The property also houses a driving school and a family law firm on the north end.

Stumpf said the credit union plans to demolish and clear the entire property. She said the credit union has contacted a historic preservationist who might identify and salvage “historic artifacts” in the building.

After the lot is cleared, it will be graded as a gravel lot.

She said developers who’ve expressed interest in the former Town and Country property as a possible site for apartments or retail say they want a building that’s at least three stories.

The credit union hasn’t yet decided exactly what redevelopment options it might pursue, she said.

Gale Price, city of Janesville Economic Development Director, said city officials understand that if it's cleared, the Town and Country site might initially serve as temporary parking, but he believes there is the prospect of future redevelopment at the site.

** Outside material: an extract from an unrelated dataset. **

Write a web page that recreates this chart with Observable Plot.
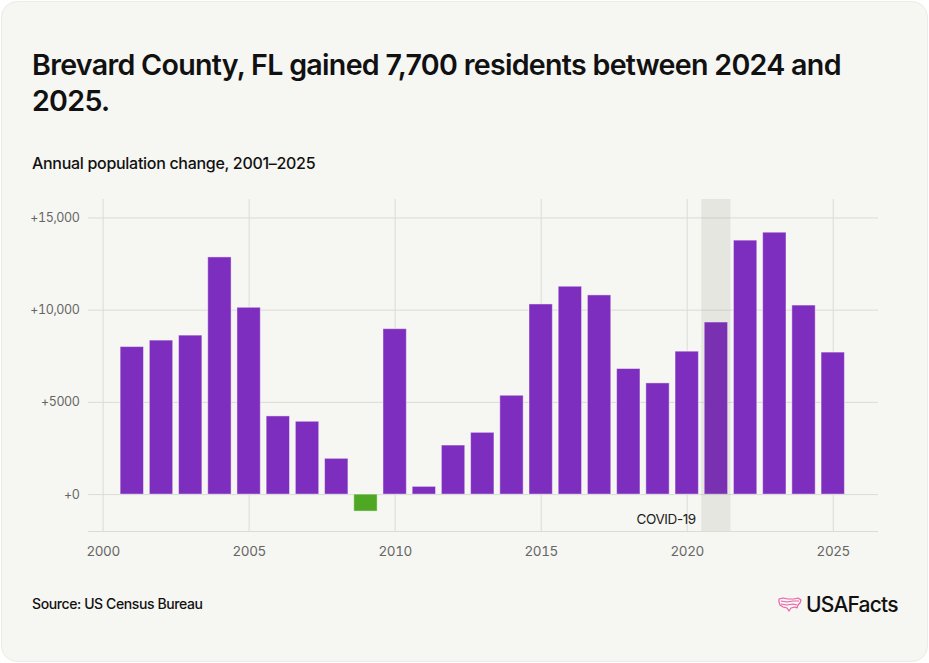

Price said the city and private groups are finding ways to increase public use of the downtown town square through new events and activities there. If those efforts start to transform the South River Street corridor into a hot spot for foot traffic, Price believes the former Town and Country site could draw redevelopment interest.

"I think it's going to be an attractive development site as we continue to move things forward on the town square area," Price said.

Stumpf said on Monday she escorted through the building relatives of the Fugate family, which owned the property for years when it was the Town and Country, a popular restaurant.

“It was just sad. Their grandfather who owned the place is going to be 101 years old. They wanted to come in and take some photos and stuff,” Stumpf said.

“They said, ‘We don’t know if it’s good that we show the photos to him. He’d be sad at what it’s become.’”

This story has been modified from an earlier version to add context to commentary by city of Janesville Economic Development Manager Gale Price.